Again she took up her playing. “And yet—and yet life would be tedious without love. We’re so afraid that love will never come to us, aren’t we, Teddy? Afraid that our latest chance will be our last. You see, I’m like that, too; I know all about it. You’re asleep. Perhaps we’re both asleep—both dreaming of something more splendid than reality. Don’t let’s wake up—we’ll be unhappy. Let’s go on dreaming together.”

She ceased speaking, but her hands wandered from melody to melody. She played very softly. From far below in the darkness the hum of speeding cars was like the drowsy trumpeting of gnats in an English garden. Through half-closed eyes he watched her, trying to make himself believe she was Desire.

Why had she so deliberately filled his mind with doubts? And Desire—why had she gone away without mentioning him on the very day that he had landed?
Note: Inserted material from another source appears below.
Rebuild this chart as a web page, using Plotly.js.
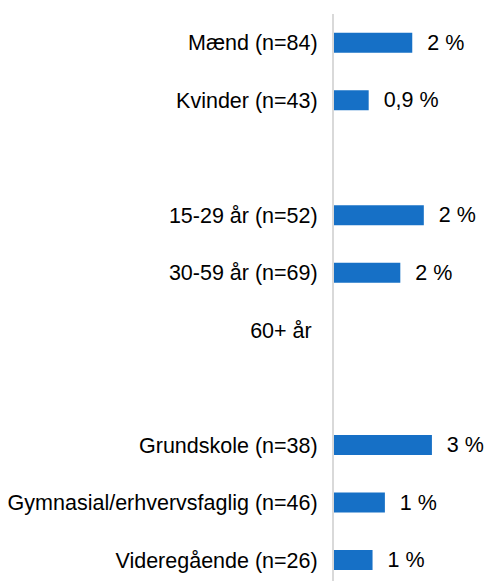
<!DOCTYPE html>
<html>
<head>
<meta charset="utf-8">
<script src="https://cdn.plot.ly/plotly-3.0.1.min.js"></script>
<style>html,body{margin:0;padding:0;background:#fff;}#chart{width:485px;height:581px;}</style>
</head>
<body>
<div id="chart"></div>
<script>
// Categories (blank strings are spacer rows between groups)
const categories = [
  "Mænd (n=84)",
  "Kvinder (n=43)",
  " ",
  "15-29 år (n=52)",
  "30-59 år (n=69)",
  "60+ år\u00a0",
  "  ",
  "Grundskole (n=38)",
  "Gymnasial/erhvervsfaglig (n=46)",
  "Videregående (n=26)"
];
// Share in percent
const values = [2.03, 0.9, null, 2.33, 1.72, null, null, 2.54, 1.32, 1.0];
// Displayed value labels
const valueLabels = ["2 %", "0,9 %", "", "2 %", "2 %", "", "", "3 %", "1 %", "1 %"];

const pad = "\u00a0\u00a0";
const trace = {
  type: "bar",
  orientation: "h",
  y: categories,
  x: values,
  text: valueLabels.map(t => t ? pad + t : ""),
  textposition: "outside",
  cliponaxis: false,
  constraintext: "none",
  textfont: {family: "Liberation Sans, Arial, sans-serif", size: 21.5, color: "#000"},
  marker: {color: "#1670c6", line: {width: 0}},
  hoverinfo: "none"
};

const layout = {
  width: 485,
  height: 581,
  margin: {l: 334, r: 0, t: 14, b: 0},
  paper_bgcolor: "#fff",
  plot_bgcolor: "#fff",
  showlegend: false,
  bargap: 0.652,
  font: {family: "Liberation Sans, Arial, sans-serif", size: 21.5, color: "#000"},
  xaxis: {
    range: [0, 3.917],
    showgrid: false,
    zeroline: false,
    showline: false,
    showticklabels: false,
    ticks: ""
  },
  yaxis: {
    type: "category",
    categoryorder: "array",
    categoryarray: categories,
    range: [9.365, -0.5],
    showgrid: false,
    zeroline: false,
    showline: true,
    linecolor: "#d9d9d9",
    linewidth: 2,
    ticks: "",
    ticklabelstandoff: 10,
    tickfont: {family: "Liberation Sans, Arial, sans-serif", size: 21.5, color: "#000"}
  }
};

Plotly.newPlot("chart", [trace], layout, {displayModeBar: false, staticPlot: true});
</script>
</body>
</html>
Was it carelessness, or a young girl’s way of impressing him with her value? “She feels far more than she’ll ever express.” It might be that—a paradoxical way of showing affection.

Vashti gazed towards him and nodded, as much as to say, “I know what thoughts are passing.” She struck three chords.
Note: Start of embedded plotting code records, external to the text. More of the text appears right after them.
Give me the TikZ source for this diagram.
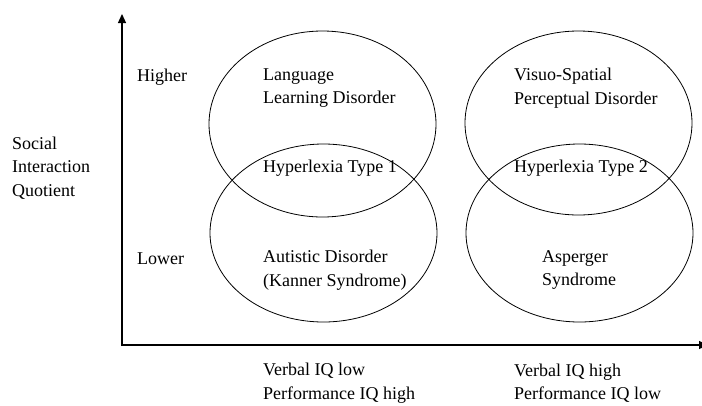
\documentclass[tikz,border=0pt]{standalone}
\usepackage{fontspec}
\setmainfont{Liberation Serif}
\usetikzlibrary{arrows.meta}
\begin{document}
\begin{tikzpicture}[x=1pt,y=-1pt,
    lbl/.style={anchor=west,align=left,inner sep=0pt,font=\fontsize{18}{23.5}\selectfont},
    ring/.style={line width=0.8pt}]
    \useasboundingbox (0,0) rectangle (702,405);
    % axes
    \coordinate (origin) at (122,345);
    \coordinate (ytop) at (122,14);
    \coordinate (xend) at (708,345);
    \draw[line width=1.3pt,-{Triangle[length=9pt,width=8pt]}] (122,346) -- (ytop);
    \draw[line width=1.3pt,-{Triangle[length=9pt,width=8pt]}] (121,345) -- (xend);
    % circles
    \draw[ring] (322.5,124) ellipse [x radius=113.5,y radius=93];
    \draw[ring] (323.5,233) ellipse [x radius=113.5,y radius=89];
    \draw[ring] (578.5,123) ellipse [x radius=113.5,y radius=92];
    \draw[ring] (579.5,233) ellipse [x radius=113.5,y radius=89];
    % labels
    \node[lbl] (siq) at (12,168) {Social\\Interaction\\Quotient};
    \node[lbl] (higher) at (137,77) {Higher};
    \node[lbl] (lower) at (137,259) {Lower};
    \node[lbl] (lld) at (263,88) {Language\\Learning Disorder};
    \node[lbl] (hyp1) at (263,168) {Hyperlexia Type 1};
    \node[lbl] (aut) at (263,270) {Autistic Disorder\\(Kanner Syndrome)};
    \node[lbl] (vsp) at (514,88) {Visuo-Spatial\\Perceptual Disorder};
    \node[lbl] (hyp2) at (514,168) {Hyperlexia Type 2};
    \node[lbl] (asp) at (542,270) {Asperger\\Syndrome};
    \node[lbl] (vlow) at (263,383) {Verbal IQ low\\Performance IQ high};
    \node[lbl] (vhigh) at (514,383) {Verbal IQ high\\Performance IQ low};
\end{tikzpicture}
\end{document}
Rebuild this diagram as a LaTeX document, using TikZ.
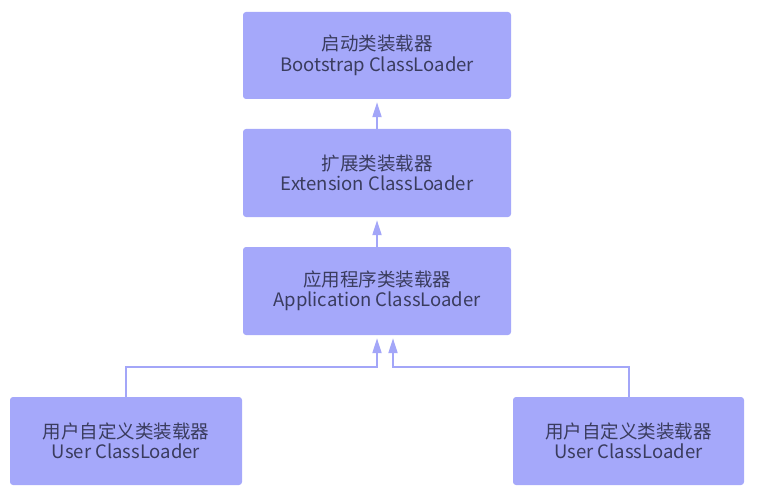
\documentclass[tikz,border=0pt]{standalone}
\usepackage{fontspec}
\setmainfont{Noto Sans CJK SC}
\usetikzlibrary{arrows.meta}
\definecolor{boxfill}{HTML}{A5A8FA}
\definecolor{linecol}{HTML}{A3A6F8}
\definecolor{txt}{HTML}{3A3C5E}
\tikzset{
  loader/.style={fill=boxfill, draw=none, rounded corners=3pt, align=center,
    text=txt, font=\fontsize{18.5}{20.5}\selectfont, inner sep=0pt},
  link/.style={draw=linecol, line width=2pt,
    -{Triangle[width=9pt,length=15pt]}, shorten >=3pt}
}
\begin{document}
\begin{tikzpicture}[x=1pt,y=-1pt]
\useasboundingbox (0,0) rectangle (759,494);
\node[loader, minimum width=268pt, minimum height=87pt] (boot) at (377,55.5)
  {启动类装载器\\Bootstrap ClassLoader};
\node[loader, minimum width=268pt, minimum height=88pt] (ext) at (377,173)
  {扩展类装载器\\Extension ClassLoader};
\node[loader, minimum width=268pt, minimum height=88pt] (app) at (377,291)
  {应用程序类装载器\\Application ClassLoader};
\node[loader, minimum width=232pt, minimum height=88pt] (user1) at (126,441)
  {用户自定义类装载器\\User ClassLoader};
\node[loader, minimum width=231pt, minimum height=88pt] (user2) at (628.5,441)
  {用户自定义类装载器\\User ClassLoader};
\coordinate (j1) at (377,367);
\coordinate (j2) at (393,367);
\draw[link] (ext.north) -- (boot.south);
\draw[link] (app.north) -- (ext.south);
\draw[link] (user1.north) |- (j1) -- (j1 |- app.south);
\draw[link] (user2.north) |- (j2) -- (j2 |- app.south);
\end{tikzpicture}
\end{document}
What happened next was like arms spread under him, carrying him away and away from every trouble. “Oh, rest in the Lord, wait patiently for Him.” Her voice sprang up like a strong white bird; at every beat of its wings the accompaniment fluttered like the weak wings of small birds following. “Oh; rest in the Lord”—the white bird rose higher with a braver confidence and the little birds took courage, plunging deeper into the grave and gentle stillness. “Oh, rest in the Lord”—it was like a sigh of contentment traveling back from prepared places. The room grew silent.

She was kneeling beside him—kneeling the way his mother would have knelt, with her arms about him and her face almost touching.
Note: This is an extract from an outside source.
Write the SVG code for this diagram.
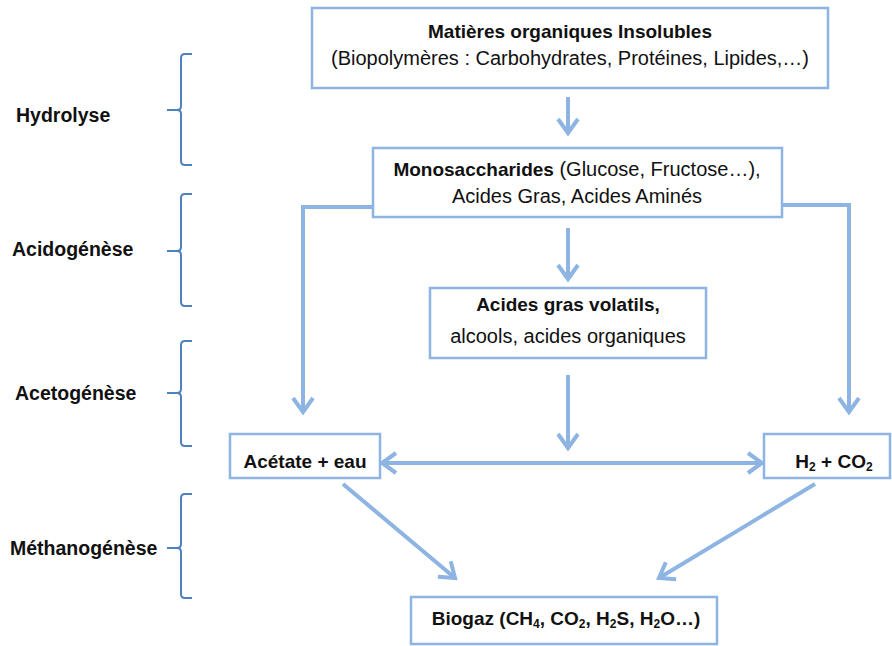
<svg xmlns="http://www.w3.org/2000/svg" width="892" height="646" viewBox="0 0 892 646">
<defs>
<style>
.box{fill:#fff;stroke:#8DB4E2;stroke-width:2.5}
.t{font-family:"Liberation Sans",Arial,sans-serif;font-size:20px;fill:#111;text-anchor:middle}
.b{font-weight:bold;font-size:19px}
.lab{font-family:"Liberation Sans",Arial,sans-serif;font-size:19.5px;font-weight:bold;fill:#111}
.arr{fill:none;stroke:#8DB4E2;stroke-width:4}
.brace{fill:none;stroke:#4F81BD;stroke-width:2}
</style>
<marker id="ah" viewBox="0 0 24 24" refX="20" refY="12" markerWidth="24" markerHeight="24" markerUnits="userSpaceOnUse" orient="auto-start-reverse">
<path d="M6,2 L20,12 L6,22" fill="none" stroke="#8DB4E2" stroke-width="4"/>
</marker>
</defs>
<rect width="892" height="646" fill="#fff"/>

<g id="braces">
<path class="brace" d="M192,54 H185 Q181,54 181,58 V106 Q181,110 177,110 H167 M177,110 Q181,110 181,114 V161 Q181,165 185,165 H192"/>
<path class="brace" d="M192,194 H185 Q181,194 181,198 V247 Q181,251 177,251 H167 M177,251 Q181,251 181,255 V302 Q181,306 185,306 H192"/>
<path class="brace" d="M192,341 H185 Q181,341 181,345 V389 Q181,393 177,393 H167 M177,393 Q181,393 181,397 V442 Q181,446 185,446 H192"/>
<path class="brace" d="M192,494 H185 Q181,494 181,498 V544 Q181,548 177,548 H167 M177,548 Q181,548 181,552 V594 Q181,598 185,598 H192"/>
</g>

<g id="stage-labels">
<text class="lab" x="16" y="122">Hydrolyse</text>
<text class="lab" x="12" y="256">Acidogénèse</text>
<text class="lab" x="15" y="400">Acetogénèse</text>
<text class="lab" x="10" y="555">Méthanogénèse</text>
</g>

<g id="connectors">
<path class="arr" d="M568,97 V133" marker-end="url(#ah)"/>
<path class="arr" d="M568,228 V279" marker-end="url(#ah)"/>
<path class="arr" d="M568,375 V448" marker-end="url(#ah)"/>
<path class="arr" d="M373,207 H303 V412" marker-end="url(#ah)"/>
<path class="arr" d="M782,205 H849 V412" marker-end="url(#ah)"/>
<path class="arr" d="M382,463 H762" marker-start="url(#ah)" marker-end="url(#ah)"/>
<path class="arr" d="M343,484 L455,578" marker-end="url(#ah)"/>
<path class="arr" d="M815,484 L659,578" marker-end="url(#ah)"/>
</g>

<g id="n-matieres">
<rect class="box" x="312" y="8" width="516" height="80"/>
<text class="t b" x="570" y="38">Matières organiques Insolubles</text>
<text class="t" x="570" y="65">(Biopolymères : Carbohydrates, Protéines, Lipides,…)</text>
</g>

<g id="n-mono">
<rect class="box" x="373" y="148" width="409" height="69"/>
<text class="t" x="577" y="176"><tspan class="b">Monosaccharides</tspan> (Glucose, Fructose…),</text>
<text class="t" x="577" y="203">Acides Gras, Acides Aminés</text>
</g>

<g id="n-agv">
<rect class="box" x="430" y="288" width="276" height="70"/>
<text class="t b" x="568" y="311">Acides gras volatils,</text>
<text class="t" x="568" y="343">alcools, acides organiques</text>
</g>

<g id="n-acetate">
<rect class="box" x="230" y="434" width="150" height="44"/>
<text class="t b" x="305" y="468">Acétate + eau</text>
</g>

<g id="n-h2co2">
<rect class="box" x="764" y="434" width="126" height="44"/>
<text class="t b" x="834" y="468">H<tspan font-size="12" dy="3">2</tspan><tspan dy="-3"> + CO</tspan><tspan font-size="12" dy="3">2</tspan></text>
</g>

<g id="n-biogaz">
<rect class="box" x="411" y="597" width="306" height="47"/>
<text class="t b" x="566" y="625">Biogaz (CH<tspan font-size="12" dy="3">4</tspan><tspan dy="-3">, CO</tspan><tspan font-size="12" dy="3">2</tspan><tspan dy="-3">, H</tspan><tspan font-size="12" dy="3">2</tspan><tspan dy="-3">S, H</tspan><tspan font-size="12" dy="3">2</tspan><tspan dy="-3">O…)</tspan></text>
</g>
</svg>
“I’m really religious, Teddy. Won’t you trust me? Don’t you think that there must be some good in me when I can sing like that?” It was like a little child pleading with him. “I’ve tried to turn you back. Desire’s too young and I don’t think—— But you won’t be turned back; so let me help you. I don’t know much of what’s happened between you, but——”

In the hall a key grated. The sound of the door opening. A gust of laughter—a man’s and a girl’s.

“Shish! It’s tee-rrifically late.—My goodness, Tom, but you were reckless! I thought every moment we’d upset.”